La problematica della radioattività di Chernobyl sulla selvaggina ha riguardato e riguarda anche altri territori, come la Germania, dove dal 2007 al 2009 sono stati erogati 425 mila euro di indennizzi ai cacciatori per cinghiali con livelli di cesio superiori alla norma e quindi con carne non consumabile o vendibile. Recentemente, altri dieci cinghiali radioattivi sono stati trovati in Val d’Ossola, mentre sono risultati negativi i test su 53 capi abbattuti nell’astigiano. Nella regione della Cumbria, in Gran Bretagna, invece, molte aree da pascolo per gli ovini sono state sottoposte a restrizioni. Allarme radioattività anche per alcuni cinghiali del Friuli Venezia Giulia, trovati morti lo scorso marzo e per i quali sono stati disposti accertamenti su eventuali contaminazioni radioattive.
La notizia, divulgata dai media, avanzava alcune ipotesi sulla morte degli animali, come l’uso di esche avvelenate ( ipotesi esclusa dai cacciatori) o il guasto alla centrale nucleare di Krsko in Slovenia, distante un centinaio di chilometri dal luogo dove erano stati ritrovati i cinghiali senza vita. Nel 2007, dalla stessa centrale, come riportato sempre dalla stampa, si verificò la fuoriuscita di acqua di raffreddamento dal reattore nucleare. Tornando al disastro di Chernobyl, un rapporto, stilato all’epoca dell’incidente dalla Cee, non evidenziava livelli preoccupanti di radioattività in Italia, ma, per la contaminazione, metteva il nostro Paese al terzo posto dopo la Grecia e la Germania.

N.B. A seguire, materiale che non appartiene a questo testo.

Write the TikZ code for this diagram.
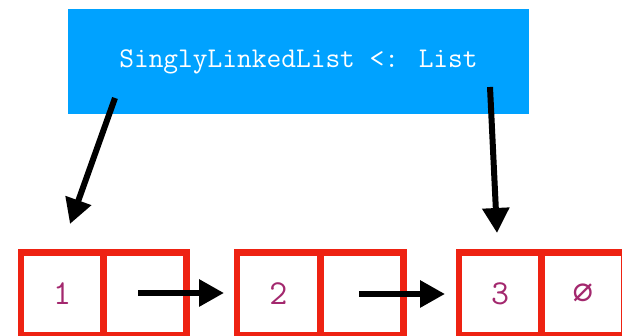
\documentclass[tikz,border=0pt]{standalone}
\usepackage{fontspec}
\newfontfamily\symfont{DejaVu Sans Mono}
\usetikzlibrary{arrows.meta}
\definecolor{hdrblue}{RGB}{0,162,255}
\definecolor{cellred}{RGB}{238,34,18}
\definecolor{valpurple}{RGB}{163,40,110}
\tikzset{
  cell/.style={draw=cellred, line width=6.5pt, minimum width=83pt, minimum height=83pt,
    inner sep=0pt, outer sep=0pt, text=valpurple, font=\ttfamily\fontsize{35}{35}\selectfont},
  arr/.style={line width=6pt, -{Triangle[length=25pt,width=26pt]}},
  hdr/.style={fill=hdrblue, minimum width=461pt, minimum height=105pt, inner sep=0pt,
    text=white, font=\ttfamily\fontsize{28.6}{28.6}\selectfont}
}
\begin{document}
\begin{tikzpicture}[x=1pt,y=-1pt]
\useasboundingbox (0,0) rectangle (622,336);
\node[hdr] (h) at (298.5,61.5) {SinglyLinkedList <: List};
% cells
\node[cell] (a1) at (62.25,294) {1};
\node[cell] (a2) at (145,294) {};
\node[cell] (b1) at (278.5,294) {2};
\node[cell] (b2) at (361.75,294) {};
\node[cell] (c1) at (500.25,294) {3};
\node[cell] (c2) at (582.75,294) {\symfont\fontsize{34}{34}\selectfont ∅};
% arrows between cells
\coordinate (p1) at (138,293);
\coordinate (q1) at (224,293);
\coordinate (p2) at (359,294);
\coordinate (q2) at (445,294);
\draw[arr] (p1) -- (q1);
\draw[arr] (p2) -- (q2);
% arrows from header
\coordinate (s1) at (115,98);
\coordinate (t1) at (70,224);
\coordinate (s2) at (490,87);
\coordinate (t2) at (497,233);
\draw[arr] (s1) -- (t1);
\draw[arr] (s2) -- (t2);
\end{tikzpicture}
\end{document}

Dopo Chernobyl, un altro tragico evento ha scosso le coscienze di tutto il mondo: il terremoto in Giappone, dove il sisma ha causato anche il guasto della centrale nucleare di Fukushima, generando il peggior incidente nucleare dopo quello ucraino del 1986. Le sostanze radioattive che si sprigionano dopo un incidente hanno un tempo di dimezzamento di molti anni, cioè occorre un certo tempo affinché la radioattività si riduca o si dimezzi fino ad azzerarsi. Il cesio 137 si dimezza dopo 30 anni, l’incidente di Chernobyl, invece, è avvenuto “solo” 27 anni fa. Se non è possibile conoscere i danni di un incidente pregresso, ancora più difficile sarà quantificare quelli di un danno recente. Naturalmente, gli allarmismi sono inutili, ma conoscere cosa mangiare e cosa no potrebbe già essere un buon risultato.